Takeaway Throwaways also wants to shift public attention towards the fast-food operators themselves.
“We’d like to know how high street fast-food operators intend to deal with the waste their products cause”, says Cope.
“For some time, campaigns have focused on individual litterers; we want to bring some balance to the picture and look directly at the source of this packaging. Of course, if we have rubbish, we should put it in the bin. But, do we really sleep better knowing that even in our best efforts to be Tidy Kiwis, this stuff goes to landfill?”
Takeaway Throwaways Co-Founder, Liam Prince agrees, noting that too much airtime goes to anti-littering messaging and plastic alternatives. Yet, neither address the core issues of single-use.
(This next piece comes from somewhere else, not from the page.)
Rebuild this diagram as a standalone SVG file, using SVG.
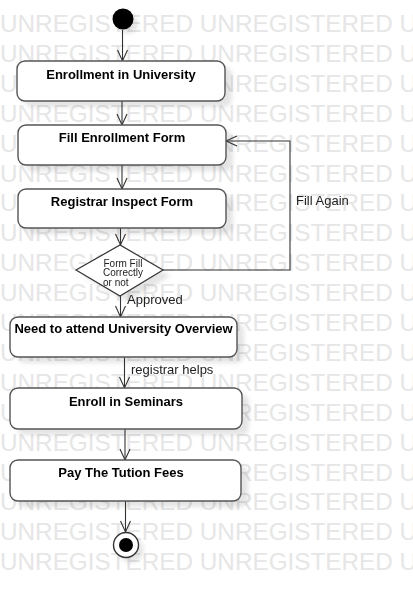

“Single-use serviceware made of plastic—cutlery, cups, straws—is a dangerous source of plastic pollution. But not all fast-food packaging is plastic and not all of it becomes litter. The problems of single-use waste are bigger than this”, he says.
“Paper and cardboard packaging breaks down anaerobically in landfill, producing methane. And all single-use items, regardless of where they end up or what they’re made of, take energy and resources to produce for just one use. That’s energy and resources we could save if industry embraced reusables instead.
“We have to tackle the core of the problem and find alternatives to single-use serviceware. And the primary responsibility lies with the businesses who profit from the products that make the waste, not us”, says Prince.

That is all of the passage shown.